▶ **Available data**:

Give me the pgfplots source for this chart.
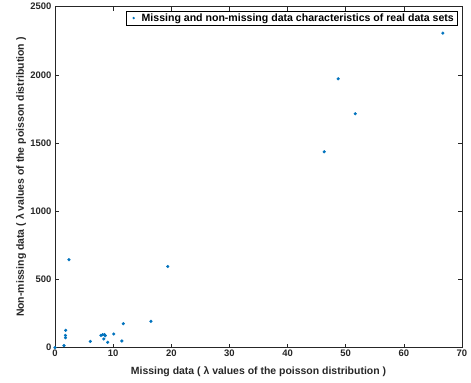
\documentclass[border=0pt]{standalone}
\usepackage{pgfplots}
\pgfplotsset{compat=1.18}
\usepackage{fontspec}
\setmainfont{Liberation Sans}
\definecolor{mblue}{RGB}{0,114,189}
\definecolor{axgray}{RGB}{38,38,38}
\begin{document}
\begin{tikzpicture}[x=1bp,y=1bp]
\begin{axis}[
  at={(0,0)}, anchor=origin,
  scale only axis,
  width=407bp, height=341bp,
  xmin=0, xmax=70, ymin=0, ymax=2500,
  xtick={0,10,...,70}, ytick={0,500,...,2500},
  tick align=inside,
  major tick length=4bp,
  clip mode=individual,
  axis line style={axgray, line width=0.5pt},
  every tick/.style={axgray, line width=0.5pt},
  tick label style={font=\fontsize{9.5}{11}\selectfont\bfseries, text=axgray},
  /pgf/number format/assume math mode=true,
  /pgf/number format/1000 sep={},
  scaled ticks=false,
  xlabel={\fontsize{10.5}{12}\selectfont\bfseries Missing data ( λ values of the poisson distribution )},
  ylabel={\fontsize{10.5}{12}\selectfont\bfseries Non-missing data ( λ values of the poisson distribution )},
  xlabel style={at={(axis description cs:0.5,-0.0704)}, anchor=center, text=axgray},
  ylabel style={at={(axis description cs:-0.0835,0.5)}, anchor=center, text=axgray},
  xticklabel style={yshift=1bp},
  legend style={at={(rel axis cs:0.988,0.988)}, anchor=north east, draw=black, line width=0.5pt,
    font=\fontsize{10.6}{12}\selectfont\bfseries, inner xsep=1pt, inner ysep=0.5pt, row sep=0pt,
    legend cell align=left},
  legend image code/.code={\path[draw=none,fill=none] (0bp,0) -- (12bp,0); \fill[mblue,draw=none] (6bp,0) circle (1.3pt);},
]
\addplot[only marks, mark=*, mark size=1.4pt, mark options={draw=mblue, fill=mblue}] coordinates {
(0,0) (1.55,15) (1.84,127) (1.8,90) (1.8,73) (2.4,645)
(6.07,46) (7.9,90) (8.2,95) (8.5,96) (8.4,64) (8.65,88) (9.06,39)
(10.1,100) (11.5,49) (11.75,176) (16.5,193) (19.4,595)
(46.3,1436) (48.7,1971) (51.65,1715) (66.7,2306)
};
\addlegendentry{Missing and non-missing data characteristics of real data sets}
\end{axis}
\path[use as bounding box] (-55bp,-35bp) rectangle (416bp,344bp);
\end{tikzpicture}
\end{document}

▶ **What is required**:
Word for word, quote the full listing, omitting every picture.

▶ **Solution below**:
Give me the pgfplots source for this chart.
\documentclass[border=0pt]{standalone}
\usepackage{pgfplots}
\pgfplotsset{compat=1.18}
\usepackage{fontspec}
\setmainfont{Liberation Sans}
\definecolor{mblue}{RGB}{0,114,189}
\definecolor{axgray}{RGB}{38,38,38}
\begin{document}
\begin{tikzpicture}[x=1bp,y=1bp]
\begin{axis}[
  at={(0,0)}, anchor=origin,
  scale only axis,
  width=407bp, height=341bp,
  xmin=0, xmax=70, ymin=0, ymax=2500,
  xtick={0,10,...,70}, ytick={0,500,...,2500},
  tick align=inside,
  major tick length=4bp,
  clip mode=individual,
  axis line style={axgray, line width=0.5pt},
  every tick/.style={axgray, line width=0.5pt},
  tick label style={font=\fontsize{9.5}{11}\selectfont\bfseries, text=axgray},
  /pgf/number format/assume math mode=true,
  /pgf/number format/1000 sep={},
  scaled ticks=false,
  xlabel={\fontsize{10.5}{12}\selectfont\bfseries Missing data ( λ values of the poisson distribution )},
  ylabel={\fontsize{10.5}{12}\selectfont\bfseries Non-missing data ( λ values of the poisson distribution )},
  xlabel style={at={(axis description cs:0.5,-0.0704)}, anchor=center, text=axgray},
  ylabel style={at={(axis description cs:-0.0835,0.5)}, anchor=center, text=axgray},
  xticklabel style={yshift=1bp},
  legend style={at={(rel axis cs:0.988,0.988)}, anchor=north east, draw=black, line width=0.5pt,
    font=\fontsize{10.6}{12}\selectfont\bfseries, inner xsep=1pt, inner ysep=0.5pt, row sep=0pt,
    legend cell align=left},
  legend image code/.code={\path[draw=none,fill=none] (0bp,0) -- (12bp,0); \fill[mblue,draw=none] (6bp,0) circle (1.3pt);},
]
\addplot[only marks, mark=*, mark size=1.4pt, mark options={draw=mblue, fill=mblue}] coordinates {
(0,0) (1.55,15) (1.84,127) (1.8,90) (1.8,73) (2.4,645)
(6.07,46) (7.9,90) (8.2,95) (8.5,96) (8.4,64) (8.65,88) (9.06,39)
(10.1,100) (11.5,49) (11.75,176) (16.5,193) (19.4,595)
(46.3,1436) (48.7,1971) (51.65,1715) (66.7,2306)
};
\addlegendentry{Missing and non-missing data characteristics of real data sets}
\end{axis}
\path[use as bounding box] (-55bp,-35bp) rectangle (416bp,344bp);
\end{tikzpicture}
\end{document}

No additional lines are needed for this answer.